As her emotional A24 drama hits UK cinemas, Celine Song talks about the impetus behind Past Lives and why human relationships are her “primary drug”
Audiences all seem to agree: Celine Song’s Past Lives is a film that will emotionally knock you off your feet. And this can come without warning, because it’s not a melodrama of sweeping sentiment or a blockbuster of swaggering big-bang effects. The wry, cannily observant arthouse comedy-drama, set between New York and Seoul, is alert to the everyday way people seem to just fall in together or part ways, regardless of any grand plan. The subtle, aching beauty with which it captures human affinities and inevitable losses that span decades and different continents, in its story of a bond paused and twice rekindled, is developed with such pitch-perfect assurance it’s hard to believe it’s a feature debut. Song shed light on how she managed to pull this off in an hour-long talk at the Karlovy Vary International Film Festival in the Czech Republic in July, where the film screened after its Sundance premiere earlier in the year.
The key, for Song, was writing a story she already knew inside-out from her own experiences. If she believed in it enough, others couldn’t help but do the same. She credits a playwriting professor for once telling her: “If you make something you connect with personally and deeply and that feels true to you, since you’re not an alien but a person, it will connect with others too on this Earth.” Trained in theatre, she had been penning plays for around a decade before she wrote the script for Past Lives. The stage served as a “boot camp,” she said, in how to make a story work. “You have less to help you in theatre; it’s just a room with actors and your words.”
In Past Lives, Greta Lee (known for her role as Nadia’s friend Maxine in hit Netflix show Russian Doll) plays the headstrong, fast-quipping Na Young, later known as Nora. Like Song herself, Nora was born in South Korea, and immigrated as a kid to North America, where she lives as a playwright in New York. Nora’s creative ambitions led her to cross paths with fellow writer Arthur (John Magaro) on a residency and they are now married.
There is little tying Nora to the child she was in Seoul – until Hae Sung (Teo Yoo), her childhood sweetheart, pays a visit to the States. They’d reconnected in an intense friendship in their youthful days of early millennium bad Skype connections, charted as an extended flashback in the film’s mid-section, that had fizzled out from the pressure of long distance. He’s intent to resolve that lack of closure. “It’s like they are seeing a ghost, a person who’s been resurrected from the dead,” said Song of the friends, who feel, after 24 years apart, deeply familiar, and yet, with their hugely divergent lifestyles, like total strangers.

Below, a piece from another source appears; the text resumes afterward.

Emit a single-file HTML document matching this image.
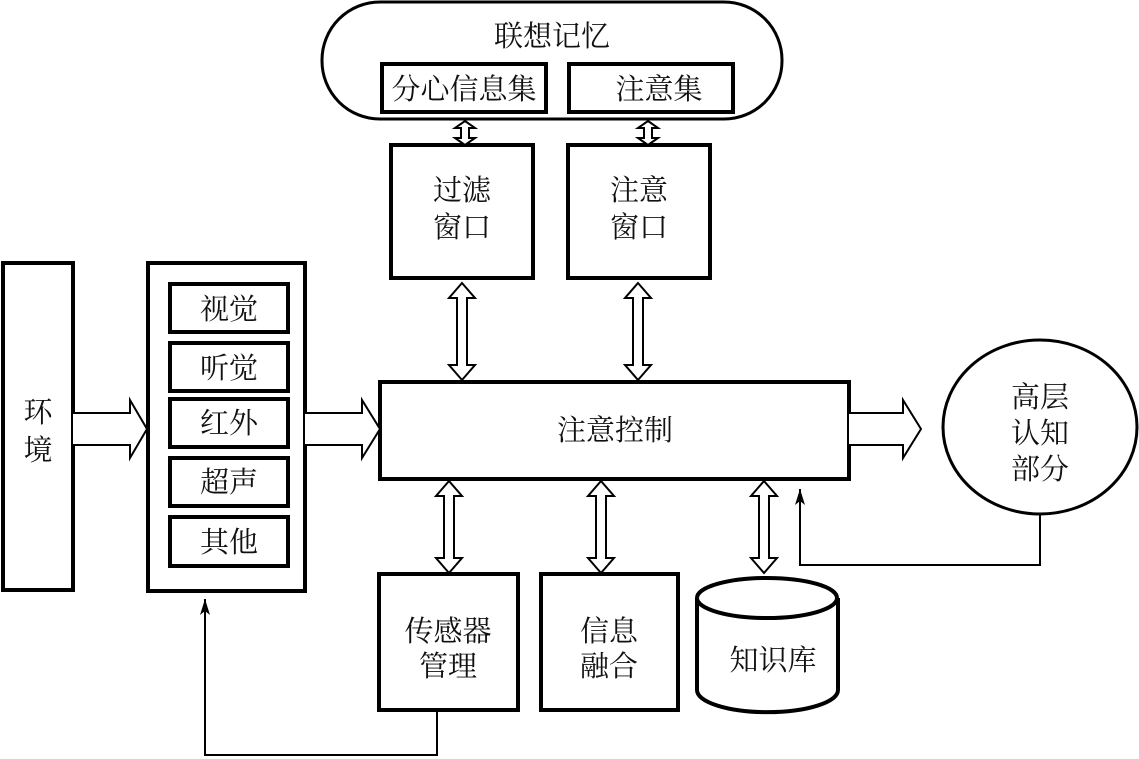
<!DOCTYPE html>
<html><head><meta charset="utf-8"><style>
body{margin:0;background:#fff}
svg{display:block}
text{font-family:"Liberation Serif","Noto Serif CJK SC","Noto Sans CJK SC",serif;font-size:29px;fill:#111;text-anchor:middle}
</style></head><body>
<svg width="1139" height="759" viewBox="0 0 1139 759">
<defs>
<marker id="ah" markerWidth="18" markerHeight="12" refX="16" refY="5" orient="auto" markerUnits="userSpaceOnUse">
<path d="M0,0 L16,5 L0,10 L4,5 Z" fill="#000"/></marker>
</defs>
<g fill="#fff" stroke="#000" stroke-width="4">
<rect x="322" y="2" width="460" height="117" rx="58" ry="58" stroke-width="3"/>
<rect x="382" y="64" width="164" height="48"/>
<rect x="569" y="64" width="164" height="48"/>
<rect x="391" y="145" width="142" height="133"/>
<rect x="568" y="145" width="142" height="133"/>
<rect x="3" y="263" width="70" height="327"/>
<rect x="148" y="263" width="157" height="328"/>
<rect x="170" y="284" width="118" height="48"/>
<rect x="170" y="343" width="118" height="48"/>
<rect x="170" y="399" width="118" height="48"/>
<rect x="170" y="458" width="118" height="48"/>
<rect x="170" y="517" width="118" height="49"/>
<rect x="380" y="382" width="469" height="97"/>
<rect x="379" y="574" width="139" height="136"/>
<rect x="541" y="574" width="137" height="136"/>
<path d="M697,598 L697,690 A70,22 0 0 0 838,690 L838,598"/>
<ellipse cx="767" cy="598" rx="70" ry="20"/>
<ellipse cx="1040" cy="427" rx="97" ry="87" stroke-width="3"/>
</g>
<g fill="#fff" stroke="#000" stroke-width="2">
<path d="M73,413 L130,413 L130,400 L147,429 L130,458 L130,445 L73,445"/>
<path d="M305,413 L362,413 L362,400 L380,429 L362,458 L362,445 L305,445"/>
<path d="M849,413 L903,413 L903,400 L921,429 L903,458 L903,445 L849,445"/>
</g>
<g fill="#fff" stroke="#000" stroke-width="2">
<path d="M462,283 L475,298 L467,298 L467,365 L475,365 L462,380 L449,365 L457,365 L457,298 L449,298 Z"/>
<path d="M638,283 L651,298 L643,298 L643,365 L651,365 L638,380 L625,365 L633,365 L633,298 L625,298 Z"/>
<path d="M449,481 L462,496 L454,496 L454,558 L462,558 L449,573 L436,558 L444,558 L444,496 L436,496 Z"/>
<path d="M601,481 L614,496 L606,496 L606,558 L614,558 L601,573 L588,558 L596,558 L596,496 L588,496 Z"/>
<path d="M764,481 L777,496 L769,496 L769,558 L777,558 L764,573 L751,558 L759,558 L759,496 L751,496 Z"/>
<path d="M465,121 L475,128 L469,128 L469,138 L475,138 L465,145 L455,138 L461,138 L461,128 L455,128 Z"/>
<path d="M648,121 L658,128 L652,128 L652,138 L658,138 L648,145 L638,138 L644,138 L644,128 L638,128 Z"/>
</g>
<g fill="none" stroke="#000" stroke-width="2">
<path d="M437,710 L437,755 L205,755 L205,599" marker-end="url(#ah)"/>
<path d="M1040,514 L1040,565 L800,565 L800,489" marker-end="url(#ah)"/>
</g>
<text x="552" y="46">联想记忆</text>
<text x="464" y="99">分心信息集</text>
<text x="659" y="99">注意集</text>
<text x="462" y="200">过滤</text>
<text x="462" y="237">窗口</text>
<text x="639" y="200">注意</text>
<text x="639" y="237">窗口</text>
<text x="38" y="422">环</text>
<text x="38" y="460">境</text>
<text x="229" y="319">视觉</text>
<text x="229" y="378">听觉</text>
<text x="229" y="433">红外</text>
<text x="229" y="492">超声</text>
<text x="229" y="552">其他</text>
<text x="615" y="440">注意控制</text>
<text x="448" y="641">传感器</text>
<text x="448" y="676">管理</text>
<text x="609" y="641">信息</text>
<text x="609" y="676">融合</text>
<text x="773" y="670">知识库</text>
<text x="1040" y="407">高层</text>
<text x="1040" y="443">认知</text>
<text x="1040" y="479">部分</text>
</svg>
</body></html>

Arthur speaks only rudimentary Korean (he’s started lessons, to understand what she says when she talks in her sleep.) Not having Hae Sung’s level of access to the roots of her identity, he feels insecure and threatened. But cliched narrative expectations are thwarted in a brilliantly inspired and constructed twist. The space is created, instead, for us to reflect on how to be ourselves with other people across time, as complex, existential questions about the nature of love, fate, paths not taken, authenticity and self-realisation bubble up.
“Even in the most intimate relationship where you share a language and culture, there is always going to be a part of the person that you are never going to know, because that person has another subjective experience. And the better you know them, the better you know that,” said Song. “The movie is not about knowing someone else; it’s about trying.”
The film is, according to Song, also about “how love actually feels in our everyday lives.” This is love that is not couched in big gestures, or the goal-oriented logic driving mainstream romance. “Dating is a capitalism or acquisition thing: to get a boyfriend, get married or get that person, or feel you’re more attractive on the marketplace and can do better. That has nothing to do with love; it’s capitalism.”
Song positions us right from the start as private investigators, trying to work out who her characters are to one another – though the mystery of connection is something she readily admits she may never fully grasp herself. “I have trouble being interested in things that are not a mystery to me,” she said. “I need to feel like the thing I’m making is smarter than me.”
It’s a mystery she never tires of. “Human relationships are my primary drug, so no matter what I’m doing, that’s what I’m connected to. That’s the thing that I crave all the time – what are people like, and what are they really like when they think nobody’s looking.”
Past Lives is out in UK cinemas now.